Les policiers imaginés sont souvent plus réels que les vrais policiers, parce qu’ils pensent et qu’il leur arrive même d’avoir des sentiments, presque au seuil d’une conscience, y compris envers leur propre métier.
Les journalistes, eux, leur droit professionnel postule qu’ils ont une conscience (sauf erreur de ma part, la notion de clause de conscience, écrite dans la loi de 1935). Et donc qu’ils pensent.
Je regrette, pour de simples raisons humaines, la diffusion de ces enregistrements. Quelques mots, quelques phrases, créditées de vraies par le Procureur par exemple, le Ministre, voire des journalistes auxquels on montre les sources en leur demandant de ne pas appuyer sur le personnage, la fascination morbide qu’il suscite encore, la difficulté de parvenir tout simplement à penser qu’il était un être humain. Et qu’on cesse les portraits de vérité : qu’il soit difficile de penser que Merah était humain est quasiment un pré-requis d’intelligence, de respect et de confiance envers l’humain.
EXCELLENT ! enquête pas si imaginaire que ça ! rire
Elle a le mérite d’expliquer ce qui se passe avec humour et délicatesse.

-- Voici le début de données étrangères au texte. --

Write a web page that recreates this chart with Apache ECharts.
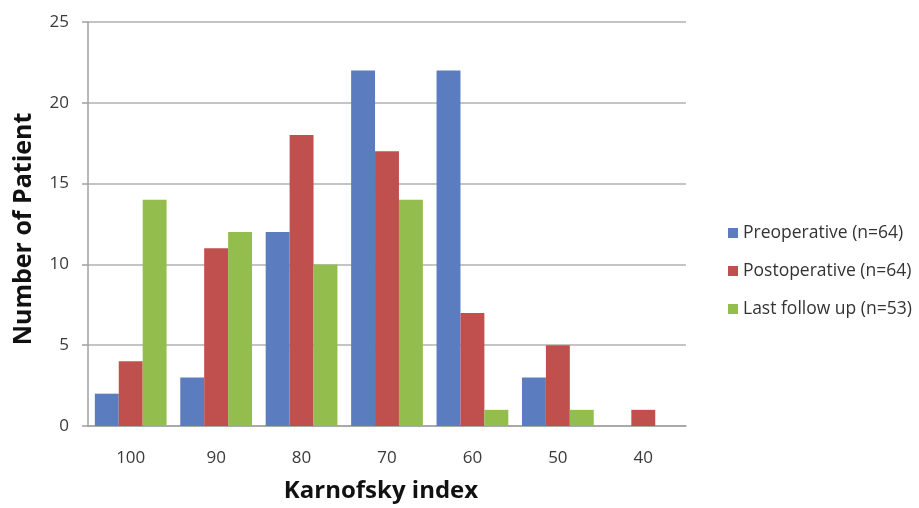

Merci pour ce bon moment de lecture 😉
« » »Et pour cela, il fallait déterminer entre quelles mains étaient passés ces enregistrements ! » » »Je me gosse, je suis mdr. En effet nous connaissons bien les relations de TF1 avec les ex-patrons de notre grande République. Le reportage de TF1 minore le rôle des policiers, ils passent presque pour des enfants de choeur. Je crois que les communications ont été enregistrées avec le TPH d’un enquêteur. Si la police n’est pas capable de tracer les copies et de les mettre sous scellés…………C’est prendre les citoyens pour des truffes.
Nan, à ma connaissance, on écrit « je me gausse »…
http://conjugaison.lemonde.fr/conjugaison/premier-groupe/gosser/
@Philibert connaissances à réviser.
je pense que Philibert faisait allusion à un problème d’orthographe et non de conjugaison. Si le verbe gosser existe effectivement, il n’a pas la signification que vous pensez; dans votre cas, vous auriez du utiliser effectivement « se gausser ».
Merci, je prends note.
De toute manière, c’était hors sujet et limite impoli pour ceux qui étaient venus ici pour traiter de droit et de libertés publiques.
Voyons voir un peu :
Gosser (via Saint Wiki)
» gosser /gɔ.se/ transitif (Canada) (Familier) 1er groupe (conjugaison)
1.Tailler un bout de bois avec un couteau dans le but de passer le temps.
2. (Par extension) Sculpter le bois avec des moyens de fortune
3. (Par extension) (Figuré) Tripoter, manipuler avec plus ou moins de difficulté, parfois dans un but plus ou moins défini et avec des résultats plus ou moins probants.
Ex. : Ça faisait un bout de temps que j’avais gossé avec un ordinateur.
4.Déranger. »
J’ai appris qqchose (ne vous gaussez pas !).